I have encountered enough use-cases where it was useful to interact with a subprocess over line-delimited text that I wrote a crate for it, interactive_process.
I expect the original problem has long since been solved, but I thought it might be helpful to others.
I am trying to capture the output from an external tool which is run in a separate process. I would like to do so in a non-blocking way as the output is larger than memory. I saw How would you stream output from a Process in Rust? but I am not sure how to proceed.
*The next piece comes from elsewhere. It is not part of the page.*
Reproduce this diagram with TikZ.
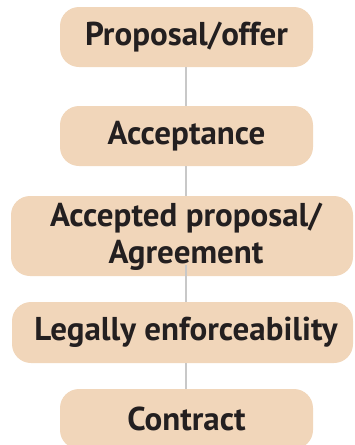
\documentclass[tikz,border=0pt]{standalone}
\usepackage{fontspec}
\setmainfont{PT Sans}
\definecolor{peach}{RGB}{241,214,186}
\definecolor{ink}{RGB}{35,31,32}
\definecolor{conn}{RGB}{200,200,200}
\begin{document}
\begin{tikzpicture}[x=1pt,y=-1pt,
  box/.style={fill=peach, rounded corners=19pt, inner sep=0pt, minimum height=60pt,
    text=ink, font=\fontsize{33}{37}\selectfont\bfseries, align=center},
  label/.style={inner sep=0pt, text=ink, font=\fontsize{33}{37}\selectfont\bfseries, align=center},
  conn/.style={draw=conn, line width=1.5pt}]
\useasboundingbox (0,0) rectangle (354,445);
\coordinate (axis) at (186,0);
\node[box, minimum width=253pt] (a) at (186.5,37) {Proposal/offer};
\node[box, minimum width=253pt] (b) at (186.5,136) {Acceptance};
\node[box, minimum width=342pt, minimum height=80pt] (c) at (182,236) {};
\node[label] (ct) at (186,237) {Accepted proposal/\\Agreement};
\node[box, minimum width=341pt, minimum height=61pt] (d) at (182.5,332.5) {};
\node[label] (dt) at (186,332.5) {Legally enforceability};
\node[box, minimum width=253pt] (e) at (186.5,419) {Contract};
\draw[conn] (a.south -| axis) -- (b.north -| axis);
\draw[conn] (b.south -| axis) -- (c.north -| axis);
\draw[conn] ([yshift=11pt]c.south -| axis) -- (d.north -| axis);
\draw[conn] (d.south -| axis) -- (e.north -| axis);
\end{tikzpicture}
\end{document}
I have copied an example from here but this seems to capture output into a variable before proceeding. So far I have:
let path = "/Documents/Ruststuff/DB30_igh_badPE.bam";
let output = Command::new("samtools")
.arg("view")
.arg("-H")
.arg(path)
.stdin(Stdio::piped())
.stdout(Stdio::piped())
.spawn()
.unwrap_or_else(|e| panic!("failed {}", e));
let mut s = String::new();
match output.stdout.unwrap().read_to_string(&mut s) {
Err(why) => panic!("{}", Error::description(&why)),
Ok(_) => print!("{}", s),
}
Is it possible to loop over stdout from the child process instead of using the match? Something like:
for line in &output.stdout {}
You don't need non-blocking IO for what you want. You can use a buffered reader to loop over the lines of input. This assumes that you always need a full line, and that a full line isn't too much data:
use std::{
io::{BufRead, BufReader},
process::{Command, Stdio},
};
fn main() {
let mut child = Command::new("yes")
.stdout(Stdio::piped())
.spawn()
.expect("Unable to spawn program");
if let Some(stdout) = &mut child.stdout {
let lines = BufReader::new(stdout).lines().enumerate().take(10);
for (counter, line) in lines {
println!("{}, {:?}", counter, line);
}
}
}
ChildStdout implements Read for itself, but not for an immutable reference (&ChildStdout). Although we own the standard out, we don't want to consume it, so we need a reference of some kind. Read is implemented for a mutable reference to any other type that is itself Read, so we switch to a mutable reference. Then child needs to be mutable as well.